Do I Have to Talk About Al Gore? PDF Print E-mail
Written by Pheisty   
Friday, 12 October 2007 23:03

Of course I do.  I don’t want to, and I certainly wish that there were some other things to write about.  The fact is that I’ve dedicated a good chunk of my website (Pheistyblog.com) to refuting the idea of human-induced global warming - if only from a purely philosophical perspective - and I need to address Gore's latest accomplisment:  Winning the Nobel Peace Prize.

First, let’s get a couple of things straight. I’m not a climate scientist.  I’m not a meteorologist.  I don’t even know what the weather will be like tomorrow. I have about as much scientific knowledge about the climate systems on planet earth as my Cocker Spaniel does.  But when I speak out against the idea of human-induced climate change, I don’t need a ’scientific consensus’ of anything.  I know a sham when I see one.

Al Gore winning the Nobel Peace Prize wasn’t a surprise.  We’ve been hearing the media and others making the connection between global warming and genocide in Africa all year long, ever since our pal Mr. Gore was nominated for the prize. 

Just look at what the head of the Norwegian Institute of National Affairs thinks about an environmental/peace connection:

“It will certainly be tempting to the (Nobel) committee to have two North Americans — one the activist that personifies the struggle against climate change, raising awareness, and the other who represents some of the victims of climate change.”

Jan Egeland, head of the Norwegian Institute of International Affairs, agreed the award committee could establish the link between peace and the environment.

“Establish a link”?  The Nobel Peace Prize of 2007 was nothing more than a group of people wanting to elevate the cause of human-induced global warming to such a level, that they were willing to go as far as to create a connection between war and human-induced global warming.   

“I think the whole issue of climate change and the environment will come at some point and reflect in the prize,” Egeland told reporters last week.

“There are already climate wars unfolding … And the worst area for that is the Sahel belt in Africa.”

The wars in the Sahel belt are a result of many complex issues.  The only issue that the Greenies can use as an exploitation for their cause is the idea that global warming has caused the  Sahara to expand, and that the northern agricultural climate is no longer prime, so therefore tribes are fighting for food. This still does not provide proof that humans have caused the Sahara to expand by emitting CO2 into the air, however, and it certainly doesn’t account for mass genocide and torture.

Read this snippet from a self-professed human-induced climate change believer, Brandon Keim:

New York Times columnist Nicholas Kristof spoke about the genocide in Darfur today. Like most people with a pulse and a conscience, I know about what’s going on there — but the stories he told and pictures he showed were soul-wrenching.

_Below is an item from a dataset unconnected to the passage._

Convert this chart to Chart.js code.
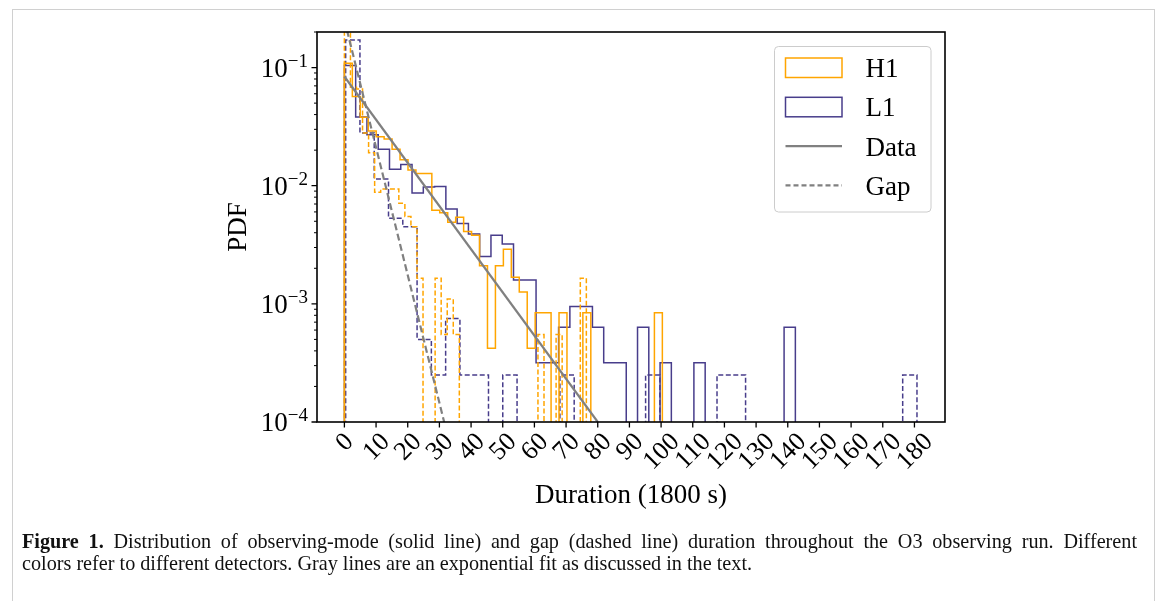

It’s hard to believe that people are capable of such evil — and in many cases, it appears the actions weren’t even prompted by ancient hatreds or racial hostility, but pure sadism and the promise of a paycheck.

Afterwards, I asked Kristof whether there was a role for scientific and technological knowledge in the context of Darfur. Most such thinking, he said, has involved making a connection between global warming and Darfur, which we’ve covered before on WiSci: one effect of climate change is droughts that triggered conflict between nomadic and settled tribes now competing for the same resources.

What does Kristof think of this?

He knows as much about Darfur as anyone — and in his words, “the cause-and-effect is overstated.” Other countries are experiencing drought, and they’re not responding by annihilating entire populations.

Maybe I’ve been guilty of  wanting climate change to be at the root of social problems, because solving climate change would thus solve those problems, too. But greed, rapaciousness, amorality — and the political, social and economic structures that allow them to fester — exist independently of greenhouse gas emissions, and once we do deal with climate change, we’ll still have to deal with them.

Evil always has been, and always will be, the reason for war.  Evil people will always attempt to invade and kill a peaceful people, for either religious, ethnic, or monetary reasons, and peacekeepers must wage war against an evil people when they are committing evil against others.  I feel silly even typing this, because it’s such a simple, common-sense concept that no one should have to explain. 

When we attempt to link the changing of climate with the horrendous things that human beings do, we have truly lost it. 

The lunacy in this situation is that Al Gore not only believes that he can control the climate, he also believes that he can end wars by doing so. 

Apparently, so do some crazies in Norway.